A MIDDLE-AGED white lady in a pink angora sweater stepped out of a red Mercedes-Benz, opened the boot, took out a chocolate cake and strode purposefully towards me.

'Why are you taking down car numbers?' 'Pardon?' 'Why are you writing down car numbers in your notebook?' She thought I was a plainclothes policeman. 'It's OK. It's OK. I'm a journalist.' 'Oh, I see. You reminded me of the old days, darling.'

It was the most inappropriate remark she could have made. For there we were in Sandton, of all places, by the door of St Mungo's church hall waiting for the start of the first annual general meeting of the local branch of the African National Congress. Sandton, 20 minutes' drive north of central Johannesburg, is probably the most affluent suburb in South Africa. The vast Sandton City shopping mall, the Sandton Health and Racquet Club, the Sandton Towers office complex, are symbols of the opulent place in the sun secured under apartheid by South Africa's most materially blessed sector, the English-speaking whites.

The Sandton ANC's AGM was to be honoured that afternoon with a visit from the movement's regional chairman, a Soviet-trained former guerrilla who spent 13 years in prison for terrorism. Tokyo Sexwale, an ANC high-flyer who could soon find himself in the South African cabinet, also happens to be South Africa's sexiest man, according to a poll conducted by a Sandton-based Johannesburg radio station whose audience is mainly white and female.

The ladies streamed in, outnumbering the gentlemen by three to one. Blue metallic Audis, black BMWs, more Mercs arrived, disgorging high-heeled apparitions in Sandton City hair-dos and fashionable black. Then the mini-buses arrived, the black taxis, and (perhaps for the first time ever) freedom songs disturbed the green suburban peace. 'Hi,' I said to one of the arriving 'comrades'. 'Hi, sir,' he replied, with a clenched-fist salute.

Sandton has 750 ANC members, half-white, half-black - the black contingent mostly domestic-workers and gardeners.

The choir from the nearby township of Alexandra, one of South Africa's most squalid and densely packed, arrived, boosting numbers to 200. 'Hello comrade,' the white ladies said. 'Hello comrade,' the choristers replied.

Then Tokyo arrived - 'We all call him Tokyo, you know' - in his trademark black leather jacket, bodyguards in tow.
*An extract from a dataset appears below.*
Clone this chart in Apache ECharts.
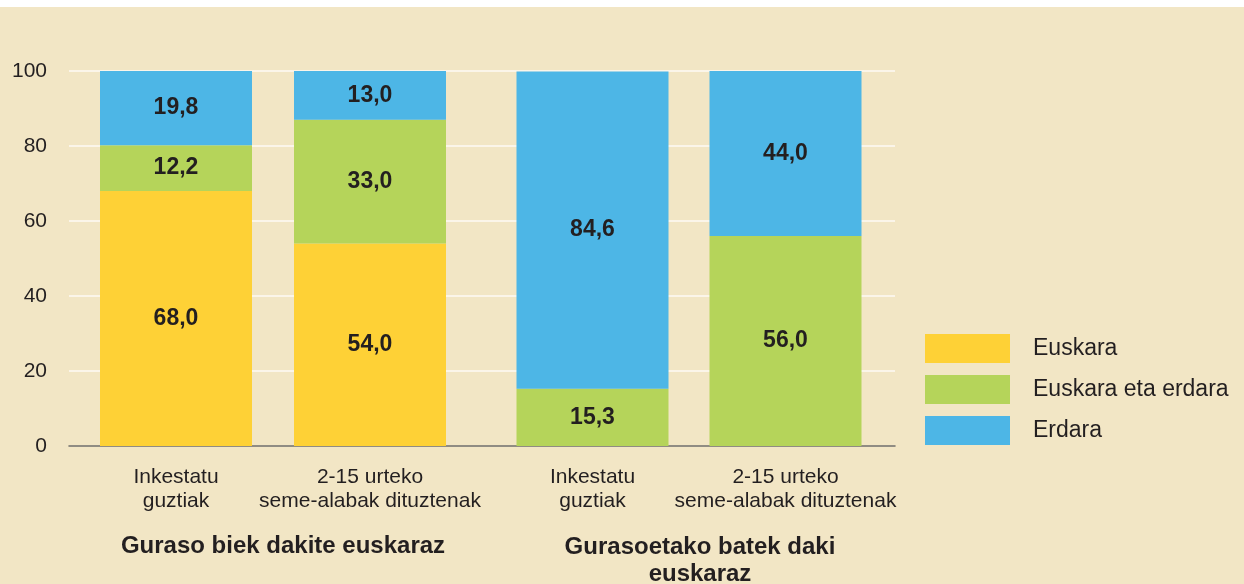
<!DOCTYPE html>
<html>
<head>
<meta charset="utf-8">
<script src="https://cdn.jsdelivr.net/npm/echarts@6/dist/echarts.min.js"></script>
<style>
  html, body { margin: 0; padding: 0; background: #fff; }
  #main { width: 1244px; height: 584px; }
</style>
</head>
<body>
<div id="main"></div>
<script>
var chart = echarts.init(document.getElementById('main'));

var categories = ['Inkestatu\nguztiak', '2-15 urteko\nseme-alabak dituztenak', 'Inkestatu\nguztiak', '2-15 urteko\nseme-alabak dituztenak'];
var groups = ['Guraso biek dakite euskaraz', 'Gurasoetako batek daki\neuskaraz'];
var seriesNames = ['Euskara', 'Euskara eta erdara', 'Erdara'];
var euskara = [68.0, 54.0, 0, 0];
var bitara = [12.2, 33.0, 15.3, 56.0];
var erdara = [19.8, 13.0, 84.6, 44.0];
var yTicks = [0, 20, 40, 60, 80, 100];

var colors = ['#FED136', '#B5D45A', '#4DB6E6'];
var font = "'Liberation Sans', Arial, sans-serif";
var txt = '#231F20';
var values = [euskara, bitara, erdara];

function fmt(p) {
  return p.value ? p.value.toFixed(1).replace('.', ',') : '';
}

var series = [];
[0, 1].forEach(function (g) {
  values.forEach(function (arr, i) {
    series.push({
      name: seriesNames[i],
      type: 'bar',
      stack: 'g' + g,
      xAxisIndex: g + 1,
      yAxisIndex: g + 1,
      barWidth: 152,
      itemStyle: { color: colors[i] },
      label: {
        show: true, position: 'inside', formatter: fmt,
        color: txt, fontFamily: font, fontWeight: 'bold', fontSize: 23
      },
      data: arr.slice(g * 2, g * 2 + 2)
    });
  });
});

var catLabel = { interval: 0, fontSize: 21, lineHeight: 24, color: txt, margin: 19, fontFamily: font };

var option = {
  backgroundColor: '#F2E6C5',
  animation: false,
  textStyle: { fontFamily: font },
  legend: {
    orient: 'vertical',
    left: 925, top: 334,
    padding: 0,
    itemWidth: 85, itemHeight: 29, itemGap: 12,
    icon: 'rect',
    data: seriesNames,
    textStyle: { fontSize: 23, color: txt, fontFamily: font, padding: [3, 0, 0, 18] }
  },
  grid: [
    { left: 69, top: 71, width: 826, height: 375 },
    { left: 79, top: 71, width: 388, height: 375 },
    { left: 496, top: 71, width: 386, height: 375 }
  ],
  xAxis: [
    { gridIndex: 0, type: 'category', data: [''],
      axisLine: { lineStyle: { color: '#6E6A62', width: 1.5 } },
      axisTick: { show: false }, axisLabel: { show: false } },
    { gridIndex: 1, type: 'category', data: categories.slice(0, 2),
      axisLine: { show: false }, axisTick: { show: false }, axisLabel: catLabel },
    { gridIndex: 2, type: 'category', data: categories.slice(2, 4),
      axisLine: { show: false }, axisTick: { show: false }, axisLabel: catLabel }
  ],
  yAxis: [
    { gridIndex: 0, type: 'value', min: yTicks[0], max: yTicks[yTicks.length - 1], interval: 20,
      axisLine: { show: false }, axisTick: { show: false },
      splitLine: { lineStyle: { color: '#FBF5E9', width: 2 } },
      axisLabel: { fontSize: 21, color: txt, margin: 22, padding: [0, 0, 10, 0], fontFamily: font } },
    { gridIndex: 1, type: 'value', min: 0, max: 100, show: false, splitLine: { show: false } },
    { gridIndex: 2, type: 'value', min: 0, max: 100, show: false, splitLine: { show: false } }
  ],
  graphic: [
    { type: 'rect', left: 0, top: 0, shape: { width: 1244, height: 7 }, style: { fill: '#fff' } },
    { type: 'text', x: 283, y: 546,
      style: { text: groups[0], align: 'center', verticalAlign: 'middle',
        font: 'bold 24px ' + font, fill: txt } },
    { type: 'text', x: 700, y: 561,
      style: { text: groups[1], align: 'center', verticalAlign: 'middle', lineHeight: 27,
        font: 'bold 24px ' + font, fill: txt } }
  ],
  series: series
};
chart.setOption(option);
</script>
</body>
</html>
On the podium to welcome him with an earnest clasp was the branch's 'deputy chairperson', Alex Anderson. Middle-aged, greying blonde hair, he looked every inch the company MD, the pillar of the golf club board. Another local ANC man explained that the comrade deputy chairperson in fact was an MD, the boss of a successful metal milling company.

'Comrades,' Mr Anderson announced, 'let us welcome the chairperson of our branch, Beata Lipman]' Big cheers. 'Viva ANC] Viva]' trilled Mrs Lipman. 'Viva comrade president Nelson Mandela] Viva]' 'Viva Comrade Tokyo Sexwale] Viva]'

Comrade Tokyo seemed a mite embarrassed to be engaging in the traditional ANC liturgy in such company, even if they apparently were not. He stood up, asked for 'the national anthem' - Nkosi Sikelele iAfrika (God bless Africa) - to be sung, looked on in bewilderment as a forest of gold-bejewelled white fists went up in the air, and proceeded to speak in his sexy baritone without notes for 90 minutes, not once using the word 'comrade'.